_A run of records_:

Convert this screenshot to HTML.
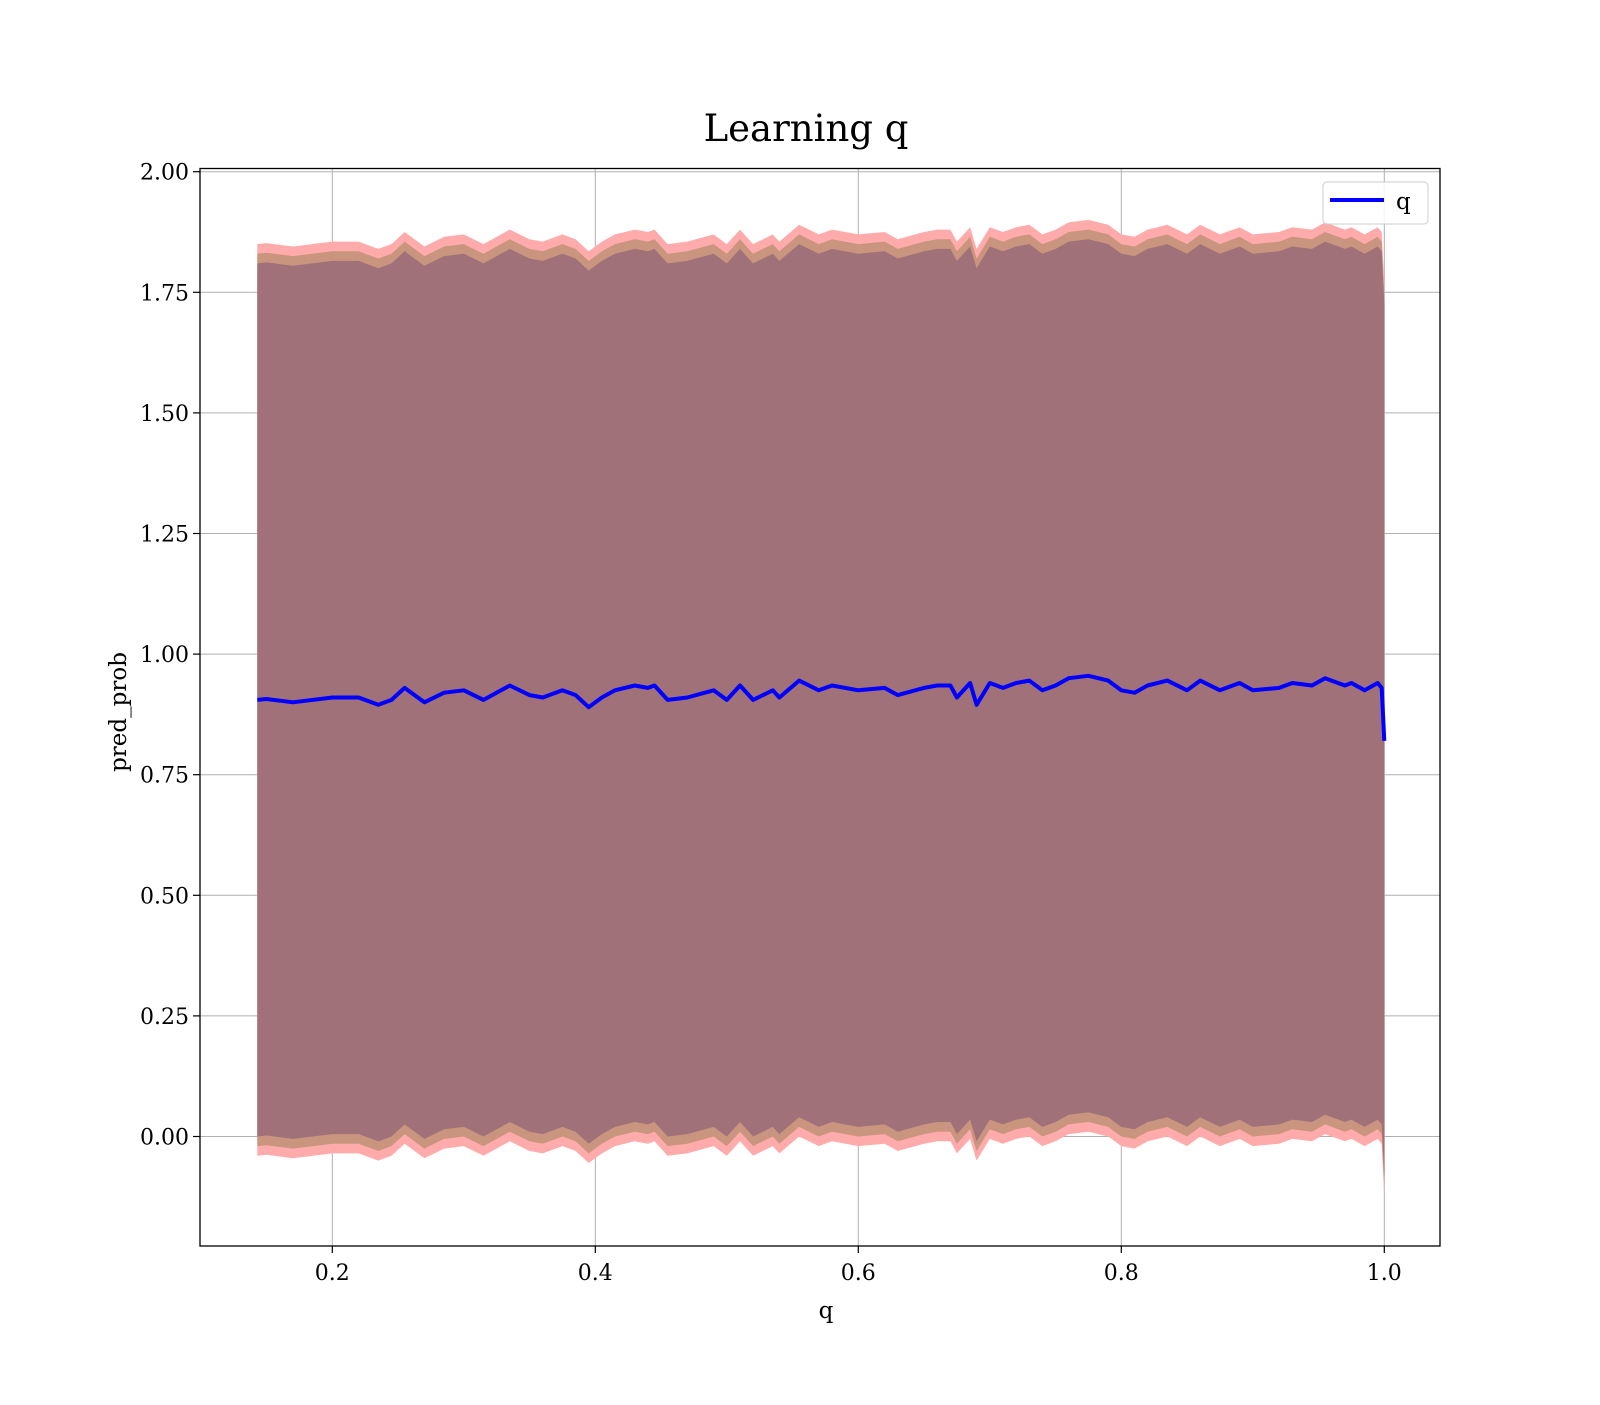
<!DOCTYPE html>
<html><head><meta charset="utf-8"><style>
html,body{margin:0;padding:0;background:#fff;}
svg text{font-family:"DejaVu Serif","Liberation Serif",serif;fill:#000;}
</style></head><body>
<svg id="chart" width="1600" height="1400" xmlns="http://www.w3.org/2000/svg">
<rect width="1600" height="1400" fill="#fff"/>
<text x="806" y="141" font-size="37" text-anchor="middle">Learning q</text>
<g id="grid"></g>
<g id="bands"></g>
<g id="series"></g>
<rect x="200" y="168.5" width="1240" height="1077.5" fill="none" stroke="#000" stroke-width="1.3"/>
<g id="ticks"></g>
<text x="826" y="1318" font-size="23" text-anchor="middle">q</text>
<text transform="translate(126,712) rotate(-90)" font-size="23" text-anchor="middle">pred_prob</text>
<g>
<rect x="1323" y="182" width="105" height="42" rx="4" fill="#fff" fill-opacity="0.85" stroke="#ccc"/>
<line x1="1330" y1="200" x2="1384" y2="200" stroke="#0000ff" stroke-width="4"/>
<text x="1396" y="209" font-size="23">q</text>
</g>
</svg>
<script>
const xs=[0.143,0.15,0.17,0.2,0.22,0.235,0.245,0.255,0.27,0.285,0.3,0.315,0.335,0.35,0.36,0.375,0.385,0.395,0.405,0.415,0.43,0.44,0.445,0.455,0.47,0.49,0.5,0.51,0.52,0.535,0.54,0.555,0.57,0.58,0.6,0.62,0.63,0.65,0.66,0.67,0.675,0.685,0.69,0.70,0.71,0.72,0.73,0.74,0.75,0.76,0.775,0.79,0.80,0.81,0.82,0.835,0.85,0.86,0.875,0.89,0.90,0.92,0.93,0.945,0.955,0.97,0.975,0.985,0.995,0.998,1.0];
const meanVals=[0.905,0.907,0.90,0.91,0.91,0.895,0.905,0.93,0.90,0.92,0.925,0.905,0.935,0.915,0.91,0.925,0.915,0.89,0.91,0.925,0.935,0.93,0.935,0.905,0.91,0.925,0.905,0.935,0.905,0.925,0.91,0.945,0.925,0.935,0.925,0.93,0.915,0.93,0.935,0.935,0.91,0.94,0.895,0.94,0.93,0.94,0.945,0.925,0.935,0.95,0.955,0.945,0.925,0.92,0.935,0.945,0.925,0.945,0.925,0.94,0.925,0.93,0.94,0.935,0.95,0.935,0.94,0.925,0.94,0.93,0.82];
const bandWidths=[0.945,0.925,0.905];
const bandColors=["#ffabab","#c9957f","#a17179"];
const xTicks=[0.2,0.4,0.6,0.8,1.0];
const xTickLabels=["0.2","0.4","0.6","0.8","1.0"];
const yTicks=[0,0.25,0.5,0.75,1.0,1.25,1.5,1.75,2.0];
const yTickLabels=["0.00","0.25","0.50","0.75","1.00","1.25","1.50","1.75","2.00"];
const NS="http://www.w3.org/2000/svg";
function X(v){return 332.3+(v-0.2)*1315;}
function Y(v){return 1136.5-v*482.4;}
const grid=document.getElementById('grid'),ticks=document.getElementById('ticks'),bands=document.getElementById('bands'),series=document.getElementById('series');
function mk(tag,attrs,parent){const e=document.createElementNS(NS,tag);for(const k in attrs)e.setAttribute(k,attrs[k]);parent.appendChild(e);return e;}
xTicks.forEach((t,i)=>{
 const g=mk('line',{x1:X(t),x2:X(t),y1:168.5,y2:1246,stroke:'#b0b0b0','stroke-width':1},grid);
 
 
 const tk=mk('line',{x1:X(t),x2:X(t),y1:1246,y2:1253,stroke:'#000','stroke-width':1.2},ticks);
 
 
 const tx=mk('text',{x:X(t),y:1280,'font-size':22,'text-anchor':'middle'},ticks);
 tx.textContent=xTickLabels[i];
 
 
});
yTicks.forEach((t,i)=>{
 const g=mk('line',{x1:200,x2:1440,y1:Y(t),y2:Y(t),stroke:'#b0b0b0','stroke-width':1},grid);
 
 
 const tk=mk('line',{x1:193,x2:200,y1:Y(t),y2:Y(t),stroke:'#000','stroke-width':1.2},ticks);
 
 
 const tx=mk('text',{x:189,y:Y(t)+8,'font-size':22,'text-anchor':'end'},ticks);
 tx.textContent=yTickLabels[i];
 
 
});
bandWidths.forEach((w,bi)=>{
 let top=xs.map((x,i)=>X(x).toFixed(1)+','+Y(meanVals[i]+w).toFixed(1));
 let bot=xs.map((x,i)=>X(x).toFixed(1)+','+Y(meanVals[i]-w).toFixed(1)).reverse();
 const p=mk('polygon',{points:top.concat(bot).join(' '),fill:bandColors[bi]},bands);
 
 
});
const pl=mk('polyline',{points:xs.map((x,i)=>X(x).toFixed(1)+','+Y(meanVals[i]).toFixed(1)).join(' '),fill:'none',stroke:'#0000ff','stroke-width':4,'stroke-linejoin':'round'},series);


</script>
</body></html>
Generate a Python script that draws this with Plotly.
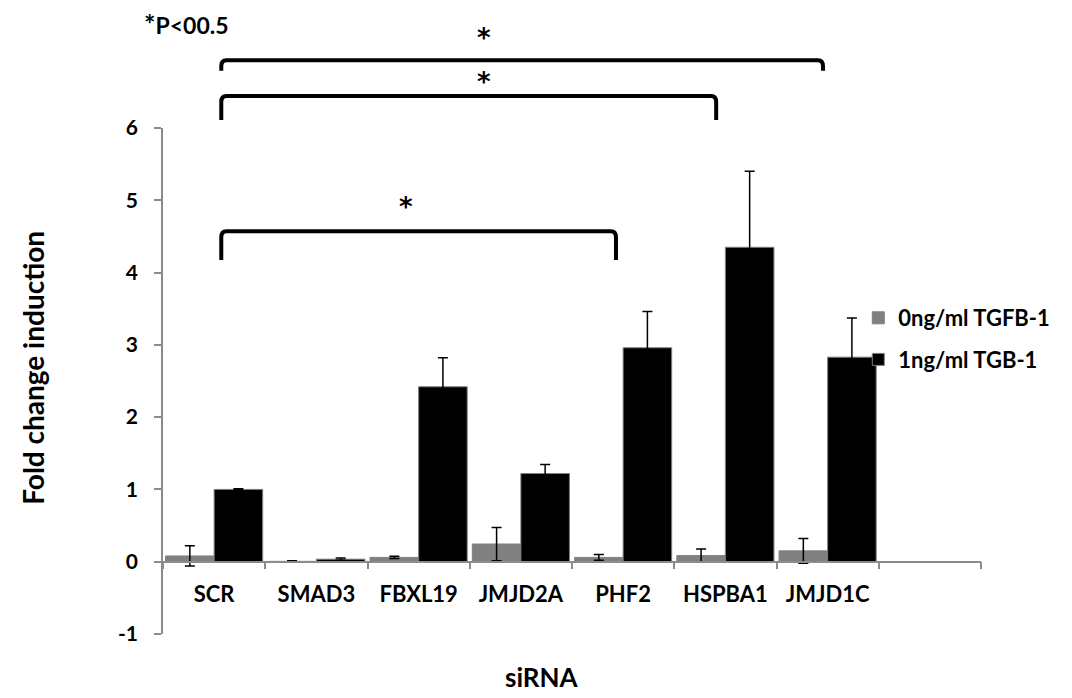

_EXERCISE INSTRUCTIONS_: Extract all lines containing the word "this".

_OUTPUT OF THE EXERCISE_:
Convert this screenshot to HTML.
Generate a Python script that draws this with Plotly.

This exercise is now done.